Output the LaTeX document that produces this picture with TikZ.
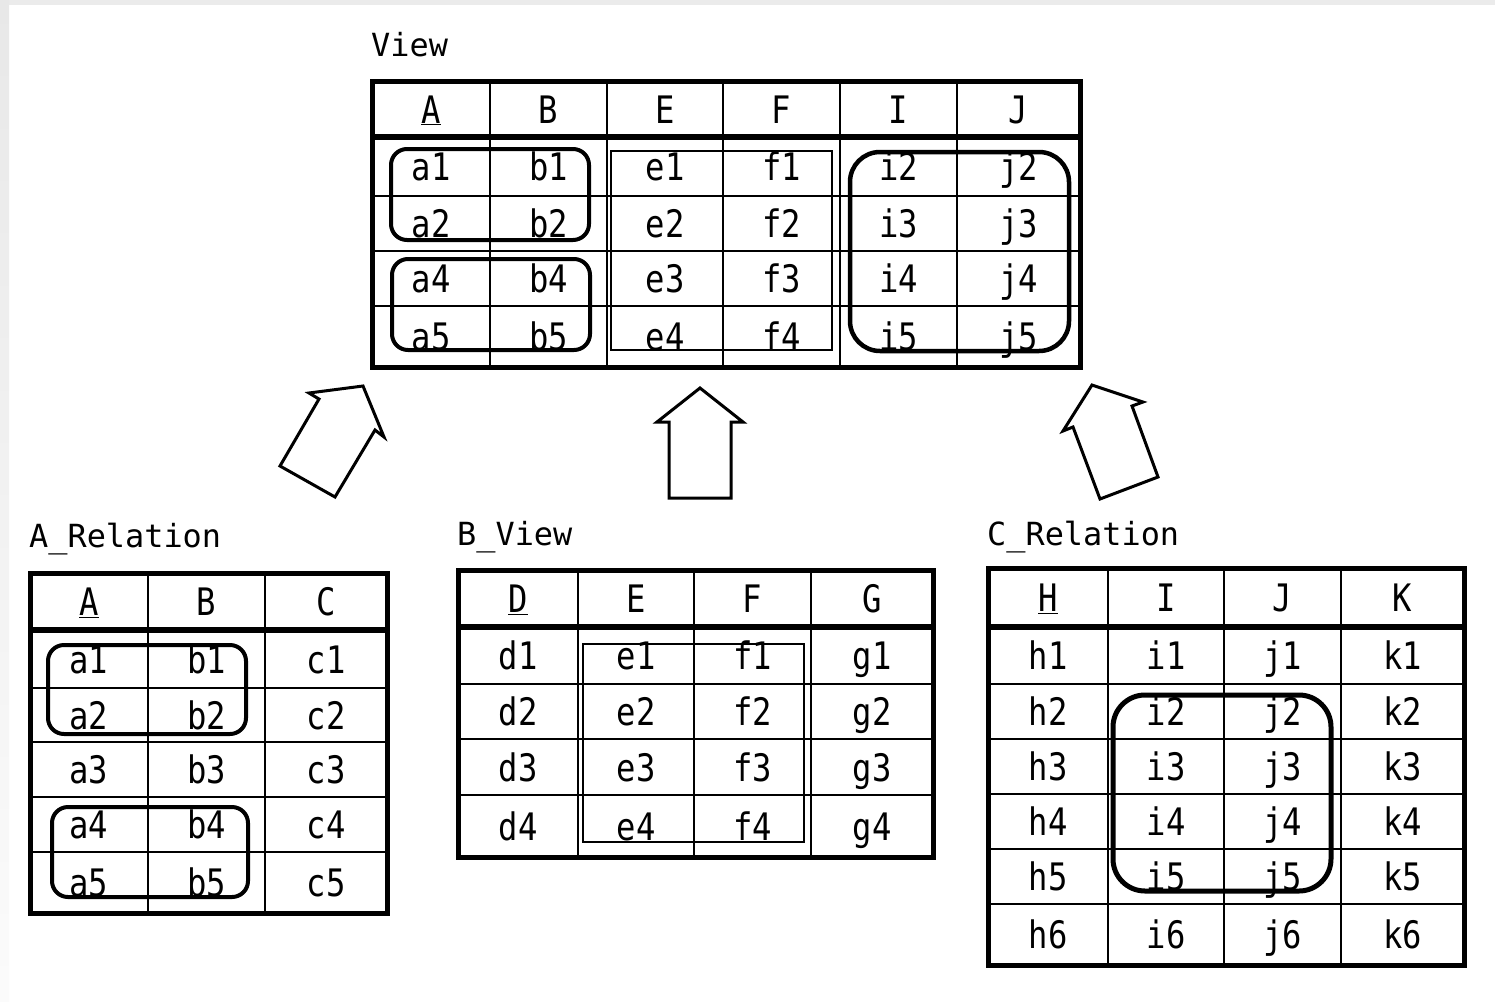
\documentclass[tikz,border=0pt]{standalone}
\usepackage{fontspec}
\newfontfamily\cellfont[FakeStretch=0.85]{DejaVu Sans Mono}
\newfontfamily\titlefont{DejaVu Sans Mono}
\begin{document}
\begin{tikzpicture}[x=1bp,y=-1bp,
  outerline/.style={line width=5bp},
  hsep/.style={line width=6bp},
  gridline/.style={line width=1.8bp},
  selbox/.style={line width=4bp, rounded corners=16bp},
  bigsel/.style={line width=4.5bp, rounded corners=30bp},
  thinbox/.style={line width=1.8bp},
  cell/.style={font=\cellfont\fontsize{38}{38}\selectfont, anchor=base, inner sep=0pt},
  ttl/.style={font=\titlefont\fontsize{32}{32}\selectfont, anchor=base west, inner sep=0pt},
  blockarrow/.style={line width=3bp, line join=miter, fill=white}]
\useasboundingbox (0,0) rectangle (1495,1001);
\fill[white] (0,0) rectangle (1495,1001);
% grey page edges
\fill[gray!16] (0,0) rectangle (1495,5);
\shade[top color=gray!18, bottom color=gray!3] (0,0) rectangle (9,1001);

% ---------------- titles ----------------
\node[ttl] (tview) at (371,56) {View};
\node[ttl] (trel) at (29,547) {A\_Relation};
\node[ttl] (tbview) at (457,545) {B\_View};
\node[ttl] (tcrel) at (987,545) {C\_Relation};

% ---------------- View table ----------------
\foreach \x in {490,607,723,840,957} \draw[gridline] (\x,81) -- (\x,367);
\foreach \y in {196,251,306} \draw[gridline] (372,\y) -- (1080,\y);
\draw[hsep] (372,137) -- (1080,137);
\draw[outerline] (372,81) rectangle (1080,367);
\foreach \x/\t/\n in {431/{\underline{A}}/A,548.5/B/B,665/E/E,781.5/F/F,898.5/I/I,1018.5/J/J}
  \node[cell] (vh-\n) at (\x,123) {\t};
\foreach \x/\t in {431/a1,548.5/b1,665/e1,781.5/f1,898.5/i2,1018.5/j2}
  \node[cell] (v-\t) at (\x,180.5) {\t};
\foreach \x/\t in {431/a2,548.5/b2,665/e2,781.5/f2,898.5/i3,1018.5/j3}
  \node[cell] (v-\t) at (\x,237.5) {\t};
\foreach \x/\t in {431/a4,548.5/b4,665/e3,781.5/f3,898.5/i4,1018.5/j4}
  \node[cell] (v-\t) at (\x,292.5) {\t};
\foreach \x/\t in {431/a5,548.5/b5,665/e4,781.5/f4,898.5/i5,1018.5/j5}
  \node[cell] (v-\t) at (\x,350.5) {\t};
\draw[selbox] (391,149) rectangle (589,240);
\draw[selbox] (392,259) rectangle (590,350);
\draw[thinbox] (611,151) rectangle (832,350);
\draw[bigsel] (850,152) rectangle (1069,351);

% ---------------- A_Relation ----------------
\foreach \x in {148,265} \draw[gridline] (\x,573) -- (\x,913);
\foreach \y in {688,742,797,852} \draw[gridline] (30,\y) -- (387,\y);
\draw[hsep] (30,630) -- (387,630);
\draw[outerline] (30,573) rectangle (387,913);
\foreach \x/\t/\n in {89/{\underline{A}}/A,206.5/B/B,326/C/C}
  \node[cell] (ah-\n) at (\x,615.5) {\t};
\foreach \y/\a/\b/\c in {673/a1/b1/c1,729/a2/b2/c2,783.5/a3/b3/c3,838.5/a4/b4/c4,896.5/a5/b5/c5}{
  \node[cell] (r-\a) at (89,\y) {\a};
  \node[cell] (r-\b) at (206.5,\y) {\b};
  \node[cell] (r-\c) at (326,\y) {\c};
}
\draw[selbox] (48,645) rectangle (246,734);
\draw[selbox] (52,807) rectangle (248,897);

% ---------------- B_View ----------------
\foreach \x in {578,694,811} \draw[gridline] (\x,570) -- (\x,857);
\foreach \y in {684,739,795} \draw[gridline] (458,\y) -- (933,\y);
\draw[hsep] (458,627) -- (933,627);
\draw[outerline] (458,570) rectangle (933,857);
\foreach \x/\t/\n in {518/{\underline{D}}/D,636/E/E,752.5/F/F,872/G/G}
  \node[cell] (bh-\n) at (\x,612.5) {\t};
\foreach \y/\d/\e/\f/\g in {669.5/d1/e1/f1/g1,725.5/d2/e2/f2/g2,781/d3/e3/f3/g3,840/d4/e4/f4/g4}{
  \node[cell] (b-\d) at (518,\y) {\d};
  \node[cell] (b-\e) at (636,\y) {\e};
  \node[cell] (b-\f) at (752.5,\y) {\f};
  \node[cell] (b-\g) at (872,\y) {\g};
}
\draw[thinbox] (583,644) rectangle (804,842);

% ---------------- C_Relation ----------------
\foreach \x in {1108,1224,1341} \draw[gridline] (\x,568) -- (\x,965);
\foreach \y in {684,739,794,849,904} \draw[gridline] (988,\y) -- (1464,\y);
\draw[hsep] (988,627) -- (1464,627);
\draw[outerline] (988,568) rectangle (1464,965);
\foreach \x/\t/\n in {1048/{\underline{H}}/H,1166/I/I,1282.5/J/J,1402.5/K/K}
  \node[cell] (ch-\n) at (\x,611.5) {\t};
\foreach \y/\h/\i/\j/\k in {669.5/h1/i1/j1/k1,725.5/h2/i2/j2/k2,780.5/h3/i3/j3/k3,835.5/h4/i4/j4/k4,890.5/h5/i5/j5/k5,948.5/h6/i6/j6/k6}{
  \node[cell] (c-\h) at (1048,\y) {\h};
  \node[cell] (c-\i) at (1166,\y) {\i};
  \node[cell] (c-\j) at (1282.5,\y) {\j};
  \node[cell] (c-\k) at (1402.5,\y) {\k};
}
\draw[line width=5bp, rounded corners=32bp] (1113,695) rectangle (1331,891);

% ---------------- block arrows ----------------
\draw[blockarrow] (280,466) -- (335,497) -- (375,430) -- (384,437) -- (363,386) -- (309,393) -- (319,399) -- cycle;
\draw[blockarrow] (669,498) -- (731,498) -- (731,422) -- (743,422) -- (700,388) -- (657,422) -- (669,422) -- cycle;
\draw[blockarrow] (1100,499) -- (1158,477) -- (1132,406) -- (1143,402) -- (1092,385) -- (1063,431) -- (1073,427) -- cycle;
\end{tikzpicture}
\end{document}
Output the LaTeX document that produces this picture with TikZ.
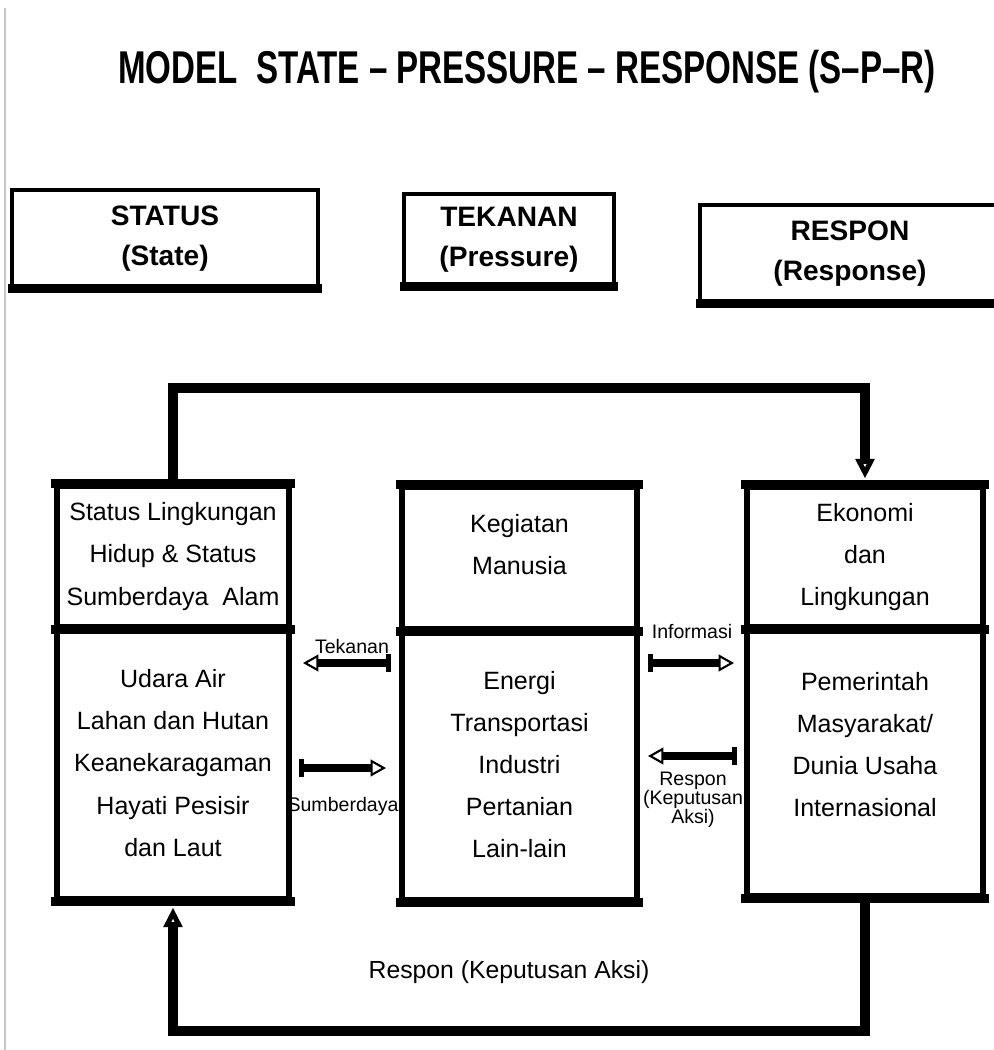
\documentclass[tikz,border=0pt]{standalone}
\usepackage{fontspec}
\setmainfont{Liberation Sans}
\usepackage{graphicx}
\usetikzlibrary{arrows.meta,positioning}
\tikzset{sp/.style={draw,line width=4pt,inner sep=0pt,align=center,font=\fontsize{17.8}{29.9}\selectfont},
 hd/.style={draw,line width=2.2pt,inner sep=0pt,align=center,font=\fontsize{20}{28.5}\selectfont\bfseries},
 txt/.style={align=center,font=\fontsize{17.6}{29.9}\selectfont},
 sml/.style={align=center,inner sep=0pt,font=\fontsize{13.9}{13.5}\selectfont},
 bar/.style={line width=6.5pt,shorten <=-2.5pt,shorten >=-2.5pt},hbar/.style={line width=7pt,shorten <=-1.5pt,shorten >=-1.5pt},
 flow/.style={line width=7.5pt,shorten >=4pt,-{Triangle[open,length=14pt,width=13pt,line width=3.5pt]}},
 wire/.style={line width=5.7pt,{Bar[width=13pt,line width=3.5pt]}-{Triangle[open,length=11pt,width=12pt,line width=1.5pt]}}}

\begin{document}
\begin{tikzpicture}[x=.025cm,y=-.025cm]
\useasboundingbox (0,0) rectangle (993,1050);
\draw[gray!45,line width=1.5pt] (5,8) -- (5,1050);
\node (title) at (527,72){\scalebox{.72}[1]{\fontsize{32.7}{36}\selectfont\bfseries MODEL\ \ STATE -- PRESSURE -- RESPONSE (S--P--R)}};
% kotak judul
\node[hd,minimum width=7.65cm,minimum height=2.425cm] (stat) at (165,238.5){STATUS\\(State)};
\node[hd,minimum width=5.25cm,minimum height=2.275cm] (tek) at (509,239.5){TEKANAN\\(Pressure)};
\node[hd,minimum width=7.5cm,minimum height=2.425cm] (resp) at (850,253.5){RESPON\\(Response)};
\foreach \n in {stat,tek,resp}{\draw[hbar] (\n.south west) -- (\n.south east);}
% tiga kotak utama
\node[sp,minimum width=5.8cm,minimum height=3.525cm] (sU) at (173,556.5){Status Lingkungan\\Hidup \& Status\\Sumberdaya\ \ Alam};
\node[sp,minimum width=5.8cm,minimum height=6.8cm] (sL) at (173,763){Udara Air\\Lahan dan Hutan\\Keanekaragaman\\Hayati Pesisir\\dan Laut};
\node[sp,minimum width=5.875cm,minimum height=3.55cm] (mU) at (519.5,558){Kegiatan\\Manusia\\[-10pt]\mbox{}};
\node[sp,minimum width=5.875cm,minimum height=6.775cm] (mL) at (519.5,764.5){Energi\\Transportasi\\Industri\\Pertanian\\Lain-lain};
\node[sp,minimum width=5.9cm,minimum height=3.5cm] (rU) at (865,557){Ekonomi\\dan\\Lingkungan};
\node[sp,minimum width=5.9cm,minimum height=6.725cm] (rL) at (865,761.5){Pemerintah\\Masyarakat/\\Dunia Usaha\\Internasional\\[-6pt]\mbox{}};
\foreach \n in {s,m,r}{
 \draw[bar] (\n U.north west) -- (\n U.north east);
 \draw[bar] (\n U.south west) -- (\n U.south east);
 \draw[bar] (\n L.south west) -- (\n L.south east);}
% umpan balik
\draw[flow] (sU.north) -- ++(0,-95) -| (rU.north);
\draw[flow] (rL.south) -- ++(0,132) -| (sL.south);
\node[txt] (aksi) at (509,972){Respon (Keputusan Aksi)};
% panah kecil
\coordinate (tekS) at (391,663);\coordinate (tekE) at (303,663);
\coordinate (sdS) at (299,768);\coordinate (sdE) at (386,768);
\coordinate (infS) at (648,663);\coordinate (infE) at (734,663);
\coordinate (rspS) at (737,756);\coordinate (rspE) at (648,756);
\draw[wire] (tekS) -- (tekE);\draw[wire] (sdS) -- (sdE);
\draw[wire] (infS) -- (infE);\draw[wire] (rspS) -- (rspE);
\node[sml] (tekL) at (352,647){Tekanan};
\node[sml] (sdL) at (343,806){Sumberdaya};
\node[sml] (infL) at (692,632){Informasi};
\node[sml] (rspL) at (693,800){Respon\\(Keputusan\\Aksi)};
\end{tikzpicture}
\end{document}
* * *
■ Goal ■
Copy the records above exactly, from the first line through the line containing "(0,0) rectangle (9,1001);", and leave out the pictures.

■ The result ■
Output the LaTeX document that produces this picture with TikZ.
\documentclass[tikz,border=0pt]{standalone}
\usepackage{fontspec}
\newfontfamily\cellfont[FakeStretch=0.85]{DejaVu Sans Mono}
\newfontfamily\titlefont{DejaVu Sans Mono}
\begin{document}
\begin{tikzpicture}[x=1bp,y=-1bp,
  outerline/.style={line width=5bp},
  hsep/.style={line width=6bp},
  gridline/.style={line width=1.8bp},
  selbox/.style={line width=4bp, rounded corners=16bp},
  bigsel/.style={line width=4.5bp, rounded corners=30bp},
  thinbox/.style={line width=1.8bp},
  cell/.style={font=\cellfont\fontsize{38}{38}\selectfont, anchor=base, inner sep=0pt},
  ttl/.style={font=\titlefont\fontsize{32}{32}\selectfont, anchor=base west, inner sep=0pt},
  blockarrow/.style={line width=3bp, line join=miter, fill=white}]
\useasboundingbox (0,0) rectangle (1495,1001);
\fill[white] (0,0) rectangle (1495,1001);
% grey page edges
\fill[gray!16] (0,0) rectangle (1495,5);
\shade[top color=gray!18, bottom color=gray!3] (0,0) rectangle (9,1001);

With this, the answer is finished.